# Start of RECORDS
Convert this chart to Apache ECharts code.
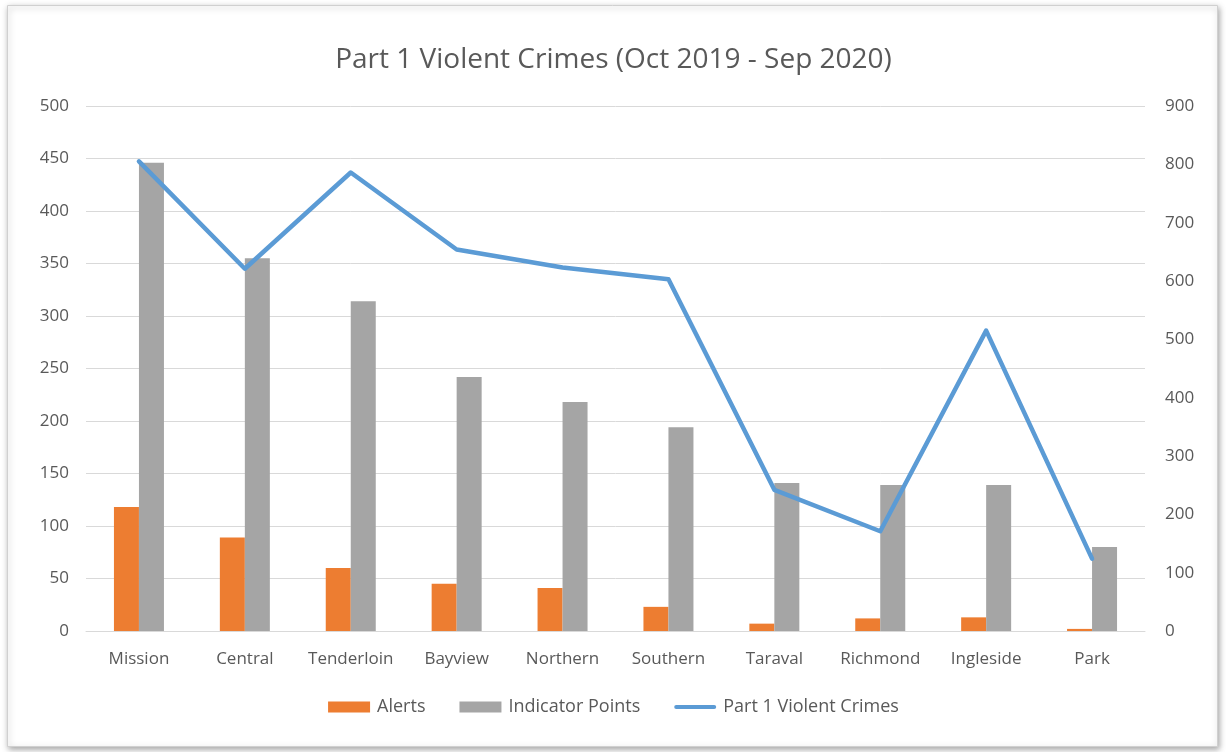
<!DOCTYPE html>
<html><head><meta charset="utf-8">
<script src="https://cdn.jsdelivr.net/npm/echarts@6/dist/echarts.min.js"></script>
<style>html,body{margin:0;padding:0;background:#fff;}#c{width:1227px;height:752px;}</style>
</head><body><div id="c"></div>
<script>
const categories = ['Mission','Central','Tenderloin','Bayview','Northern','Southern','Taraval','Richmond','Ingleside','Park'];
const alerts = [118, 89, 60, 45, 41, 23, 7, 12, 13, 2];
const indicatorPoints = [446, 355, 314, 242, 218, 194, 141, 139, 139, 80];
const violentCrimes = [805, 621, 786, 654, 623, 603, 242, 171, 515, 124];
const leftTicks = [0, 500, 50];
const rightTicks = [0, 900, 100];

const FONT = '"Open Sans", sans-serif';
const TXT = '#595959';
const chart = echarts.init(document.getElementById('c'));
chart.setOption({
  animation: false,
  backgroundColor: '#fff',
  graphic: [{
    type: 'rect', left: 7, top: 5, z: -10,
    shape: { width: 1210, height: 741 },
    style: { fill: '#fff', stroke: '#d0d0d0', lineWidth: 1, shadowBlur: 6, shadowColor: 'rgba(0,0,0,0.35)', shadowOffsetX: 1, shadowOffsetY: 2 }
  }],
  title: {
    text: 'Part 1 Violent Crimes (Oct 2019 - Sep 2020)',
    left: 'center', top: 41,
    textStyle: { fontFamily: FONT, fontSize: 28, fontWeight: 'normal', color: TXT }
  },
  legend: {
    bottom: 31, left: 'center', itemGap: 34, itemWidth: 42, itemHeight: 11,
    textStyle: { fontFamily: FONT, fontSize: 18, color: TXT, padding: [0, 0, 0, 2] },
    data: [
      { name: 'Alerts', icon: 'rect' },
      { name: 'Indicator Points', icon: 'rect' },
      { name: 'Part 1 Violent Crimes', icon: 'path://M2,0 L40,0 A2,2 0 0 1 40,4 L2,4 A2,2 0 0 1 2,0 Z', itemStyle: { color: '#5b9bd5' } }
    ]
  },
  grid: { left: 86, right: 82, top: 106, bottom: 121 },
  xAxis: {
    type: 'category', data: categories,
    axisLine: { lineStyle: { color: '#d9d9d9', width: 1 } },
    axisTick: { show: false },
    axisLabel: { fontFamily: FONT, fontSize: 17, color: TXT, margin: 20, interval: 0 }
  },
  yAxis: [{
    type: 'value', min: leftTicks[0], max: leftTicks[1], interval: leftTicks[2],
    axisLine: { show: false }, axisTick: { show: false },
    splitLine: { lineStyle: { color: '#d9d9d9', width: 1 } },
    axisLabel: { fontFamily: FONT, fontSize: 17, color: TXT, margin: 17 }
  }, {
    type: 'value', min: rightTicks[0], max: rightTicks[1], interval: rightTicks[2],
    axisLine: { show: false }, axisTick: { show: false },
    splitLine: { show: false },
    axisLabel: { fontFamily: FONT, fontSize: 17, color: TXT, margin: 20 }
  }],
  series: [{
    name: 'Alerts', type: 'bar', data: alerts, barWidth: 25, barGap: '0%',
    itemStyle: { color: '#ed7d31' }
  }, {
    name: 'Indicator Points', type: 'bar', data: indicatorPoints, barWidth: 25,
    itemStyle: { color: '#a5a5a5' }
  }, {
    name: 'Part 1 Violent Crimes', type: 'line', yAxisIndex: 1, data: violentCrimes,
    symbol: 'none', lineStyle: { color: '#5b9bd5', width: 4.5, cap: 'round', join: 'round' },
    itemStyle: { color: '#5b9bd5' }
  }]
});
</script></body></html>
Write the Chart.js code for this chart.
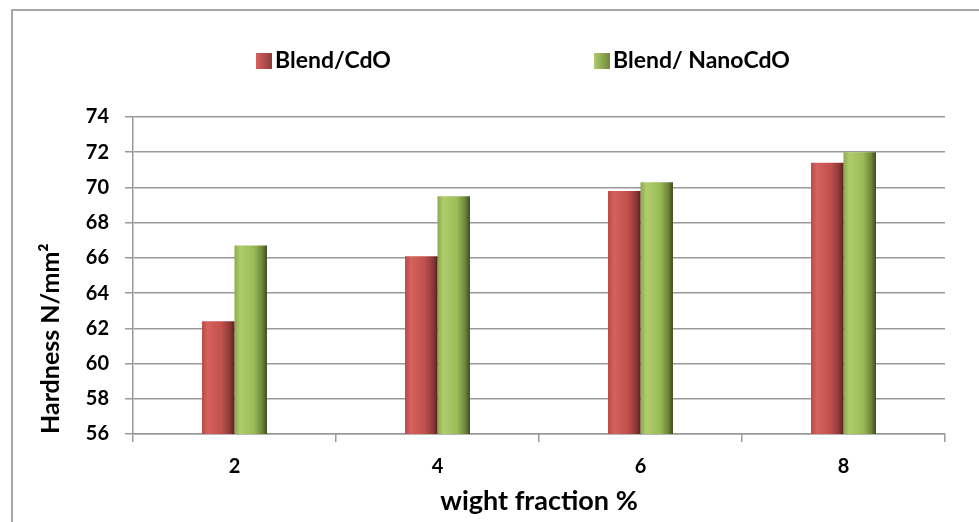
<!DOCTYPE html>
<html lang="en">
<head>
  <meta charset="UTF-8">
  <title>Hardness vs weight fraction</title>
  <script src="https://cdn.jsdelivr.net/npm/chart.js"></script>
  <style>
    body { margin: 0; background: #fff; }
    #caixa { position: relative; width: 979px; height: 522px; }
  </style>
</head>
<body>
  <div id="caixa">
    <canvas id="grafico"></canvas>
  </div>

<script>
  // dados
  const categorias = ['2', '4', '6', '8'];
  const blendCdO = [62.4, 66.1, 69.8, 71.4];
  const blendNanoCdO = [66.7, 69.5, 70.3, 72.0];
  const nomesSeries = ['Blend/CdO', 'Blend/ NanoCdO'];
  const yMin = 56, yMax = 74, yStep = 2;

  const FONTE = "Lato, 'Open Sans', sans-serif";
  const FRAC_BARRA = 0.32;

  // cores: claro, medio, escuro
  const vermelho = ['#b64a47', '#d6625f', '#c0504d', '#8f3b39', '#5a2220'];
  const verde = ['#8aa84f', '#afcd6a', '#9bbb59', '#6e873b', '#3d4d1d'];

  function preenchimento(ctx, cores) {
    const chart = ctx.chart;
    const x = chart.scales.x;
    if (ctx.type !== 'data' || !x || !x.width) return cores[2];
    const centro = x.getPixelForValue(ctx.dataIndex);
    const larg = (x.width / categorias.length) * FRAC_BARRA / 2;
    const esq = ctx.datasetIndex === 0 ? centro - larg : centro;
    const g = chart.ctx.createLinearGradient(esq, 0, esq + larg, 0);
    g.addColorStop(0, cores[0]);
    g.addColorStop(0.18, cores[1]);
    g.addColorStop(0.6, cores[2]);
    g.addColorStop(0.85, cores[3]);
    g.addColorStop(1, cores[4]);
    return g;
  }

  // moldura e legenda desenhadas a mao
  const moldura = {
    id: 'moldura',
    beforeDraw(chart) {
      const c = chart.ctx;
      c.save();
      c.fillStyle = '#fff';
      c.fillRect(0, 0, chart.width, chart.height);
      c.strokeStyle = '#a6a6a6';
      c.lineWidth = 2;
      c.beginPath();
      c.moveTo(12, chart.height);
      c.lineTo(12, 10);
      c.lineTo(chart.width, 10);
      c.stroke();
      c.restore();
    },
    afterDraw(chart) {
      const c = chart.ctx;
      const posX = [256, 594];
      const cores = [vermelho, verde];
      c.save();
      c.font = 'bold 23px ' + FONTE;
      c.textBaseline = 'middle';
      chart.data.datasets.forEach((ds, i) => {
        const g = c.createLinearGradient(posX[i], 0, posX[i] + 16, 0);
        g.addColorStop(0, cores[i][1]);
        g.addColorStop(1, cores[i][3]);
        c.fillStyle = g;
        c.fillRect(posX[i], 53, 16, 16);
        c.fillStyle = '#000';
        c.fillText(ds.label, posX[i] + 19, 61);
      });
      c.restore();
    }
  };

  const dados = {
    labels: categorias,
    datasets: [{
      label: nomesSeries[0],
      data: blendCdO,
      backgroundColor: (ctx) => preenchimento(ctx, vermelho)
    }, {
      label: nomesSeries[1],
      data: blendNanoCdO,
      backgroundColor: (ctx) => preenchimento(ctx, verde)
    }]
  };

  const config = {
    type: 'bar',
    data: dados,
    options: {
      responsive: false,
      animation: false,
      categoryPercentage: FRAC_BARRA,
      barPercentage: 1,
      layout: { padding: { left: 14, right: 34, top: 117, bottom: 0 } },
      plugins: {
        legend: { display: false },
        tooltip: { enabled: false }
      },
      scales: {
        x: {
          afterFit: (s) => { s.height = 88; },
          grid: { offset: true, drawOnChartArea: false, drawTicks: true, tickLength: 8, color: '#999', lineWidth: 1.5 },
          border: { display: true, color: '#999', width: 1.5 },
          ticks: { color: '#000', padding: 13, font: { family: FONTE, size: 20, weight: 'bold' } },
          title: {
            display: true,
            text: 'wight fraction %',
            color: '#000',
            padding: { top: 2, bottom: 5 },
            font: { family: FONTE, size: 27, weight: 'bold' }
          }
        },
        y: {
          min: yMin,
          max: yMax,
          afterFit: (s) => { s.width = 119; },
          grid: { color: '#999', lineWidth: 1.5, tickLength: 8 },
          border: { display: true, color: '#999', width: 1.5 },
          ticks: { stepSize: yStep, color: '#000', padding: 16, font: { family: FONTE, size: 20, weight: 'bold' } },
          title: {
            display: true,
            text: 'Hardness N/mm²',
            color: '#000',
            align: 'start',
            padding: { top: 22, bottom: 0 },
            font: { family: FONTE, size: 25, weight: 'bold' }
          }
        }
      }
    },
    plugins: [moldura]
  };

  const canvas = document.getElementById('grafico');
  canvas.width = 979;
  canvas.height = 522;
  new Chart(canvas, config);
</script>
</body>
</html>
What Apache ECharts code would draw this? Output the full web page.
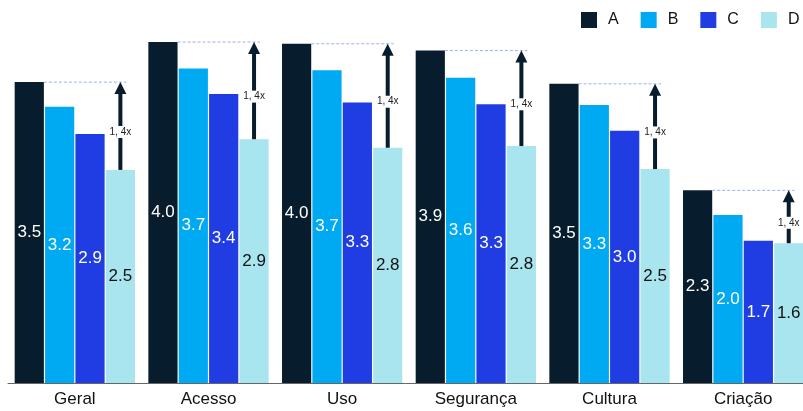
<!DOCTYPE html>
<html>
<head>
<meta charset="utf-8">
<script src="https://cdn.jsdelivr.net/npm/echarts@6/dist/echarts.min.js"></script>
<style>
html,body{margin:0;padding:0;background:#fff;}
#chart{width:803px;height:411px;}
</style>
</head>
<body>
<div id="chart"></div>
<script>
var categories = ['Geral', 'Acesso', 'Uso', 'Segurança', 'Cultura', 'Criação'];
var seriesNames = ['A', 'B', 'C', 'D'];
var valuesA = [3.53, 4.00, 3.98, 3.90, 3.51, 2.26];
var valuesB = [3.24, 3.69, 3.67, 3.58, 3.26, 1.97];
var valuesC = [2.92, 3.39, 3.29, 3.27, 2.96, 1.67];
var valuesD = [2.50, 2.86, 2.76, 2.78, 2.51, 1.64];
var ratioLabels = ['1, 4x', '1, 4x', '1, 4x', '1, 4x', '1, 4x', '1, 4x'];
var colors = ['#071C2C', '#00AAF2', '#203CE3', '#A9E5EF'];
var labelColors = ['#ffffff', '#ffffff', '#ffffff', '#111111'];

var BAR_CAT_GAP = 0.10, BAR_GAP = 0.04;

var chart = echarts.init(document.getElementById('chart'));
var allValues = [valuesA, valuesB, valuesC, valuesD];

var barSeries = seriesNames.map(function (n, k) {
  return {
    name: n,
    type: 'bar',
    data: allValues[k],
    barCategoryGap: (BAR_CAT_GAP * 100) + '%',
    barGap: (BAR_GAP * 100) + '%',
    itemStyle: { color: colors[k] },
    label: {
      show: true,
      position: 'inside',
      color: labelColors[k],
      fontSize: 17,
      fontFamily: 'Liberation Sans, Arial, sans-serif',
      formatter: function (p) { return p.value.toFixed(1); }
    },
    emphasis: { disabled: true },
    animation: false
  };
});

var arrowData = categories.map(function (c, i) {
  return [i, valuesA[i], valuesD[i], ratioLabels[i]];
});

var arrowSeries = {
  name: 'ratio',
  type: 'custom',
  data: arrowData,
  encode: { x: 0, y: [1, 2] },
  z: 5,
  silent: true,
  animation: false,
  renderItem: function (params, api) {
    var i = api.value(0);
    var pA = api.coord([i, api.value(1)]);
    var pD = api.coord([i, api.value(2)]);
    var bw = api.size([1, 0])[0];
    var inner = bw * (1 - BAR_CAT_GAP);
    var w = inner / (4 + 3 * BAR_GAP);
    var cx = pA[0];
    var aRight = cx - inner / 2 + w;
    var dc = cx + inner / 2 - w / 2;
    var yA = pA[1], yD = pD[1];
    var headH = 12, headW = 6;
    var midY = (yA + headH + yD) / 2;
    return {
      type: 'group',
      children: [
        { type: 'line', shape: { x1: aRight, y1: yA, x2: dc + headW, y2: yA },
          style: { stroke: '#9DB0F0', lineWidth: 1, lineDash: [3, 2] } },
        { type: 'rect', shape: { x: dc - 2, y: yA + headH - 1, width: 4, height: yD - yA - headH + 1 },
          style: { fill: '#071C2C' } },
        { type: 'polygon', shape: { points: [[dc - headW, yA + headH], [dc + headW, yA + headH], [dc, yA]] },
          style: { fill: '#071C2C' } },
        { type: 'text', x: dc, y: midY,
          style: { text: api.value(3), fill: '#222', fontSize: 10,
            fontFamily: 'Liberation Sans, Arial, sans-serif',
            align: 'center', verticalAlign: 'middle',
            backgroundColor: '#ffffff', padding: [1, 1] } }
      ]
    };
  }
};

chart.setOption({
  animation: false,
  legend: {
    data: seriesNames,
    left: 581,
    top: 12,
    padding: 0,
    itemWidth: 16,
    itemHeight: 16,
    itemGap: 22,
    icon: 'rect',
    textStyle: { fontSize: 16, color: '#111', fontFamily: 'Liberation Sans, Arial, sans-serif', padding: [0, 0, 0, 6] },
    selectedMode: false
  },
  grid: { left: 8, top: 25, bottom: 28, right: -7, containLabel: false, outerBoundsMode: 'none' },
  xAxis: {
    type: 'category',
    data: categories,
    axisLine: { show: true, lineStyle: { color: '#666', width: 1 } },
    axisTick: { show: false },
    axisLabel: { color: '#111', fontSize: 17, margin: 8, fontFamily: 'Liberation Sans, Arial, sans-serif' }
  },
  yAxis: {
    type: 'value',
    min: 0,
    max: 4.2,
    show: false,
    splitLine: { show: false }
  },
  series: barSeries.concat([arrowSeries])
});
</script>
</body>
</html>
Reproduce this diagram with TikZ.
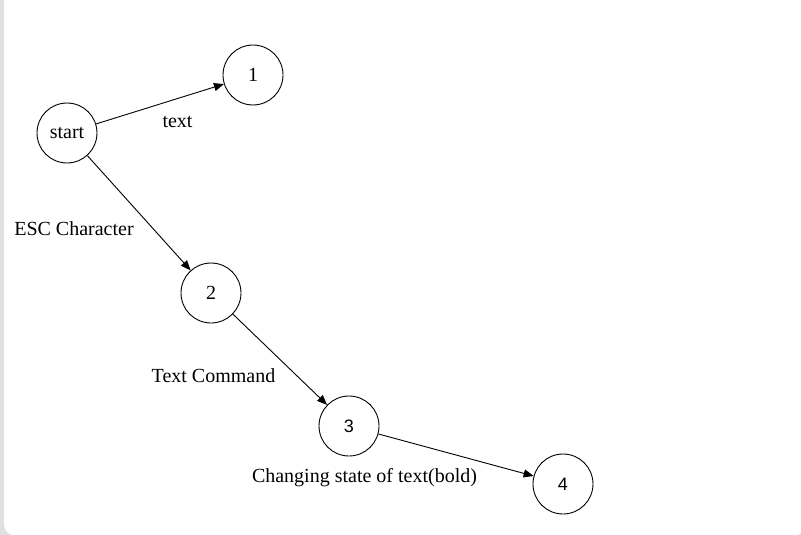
# End of RECORDS
PROBLEM STATEMENT — Your task is to restate word for word the lines from the top of the data to the line containing "const rightTicks = [0, 900, 100];", both ends included, with every picture left out.

RESPONSE TO THE EXERCISE —
Convert this chart to Apache ECharts code.
<!DOCTYPE html>
<html><head><meta charset="utf-8">
<script src="https://cdn.jsdelivr.net/npm/echarts@6/dist/echarts.min.js"></script>
<style>html,body{margin:0;padding:0;background:#fff;}#c{width:1227px;height:752px;}</style>
</head><body><div id="c"></div>
<script>
const categories = ['Mission','Central','Tenderloin','Bayview','Northern','Southern','Taraval','Richmond','Ingleside','Park'];
const alerts = [118, 89, 60, 45, 41, 23, 7, 12, 13, 2];
const indicatorPoints = [446, 355, 314, 242, 218, 194, 141, 139, 139, 80];
const violentCrimes = [805, 621, 786, 654, 623, 603, 242, 171, 515, 124];
const leftTicks = [0, 500, 50];
const rightTicks = [0, 900, 100];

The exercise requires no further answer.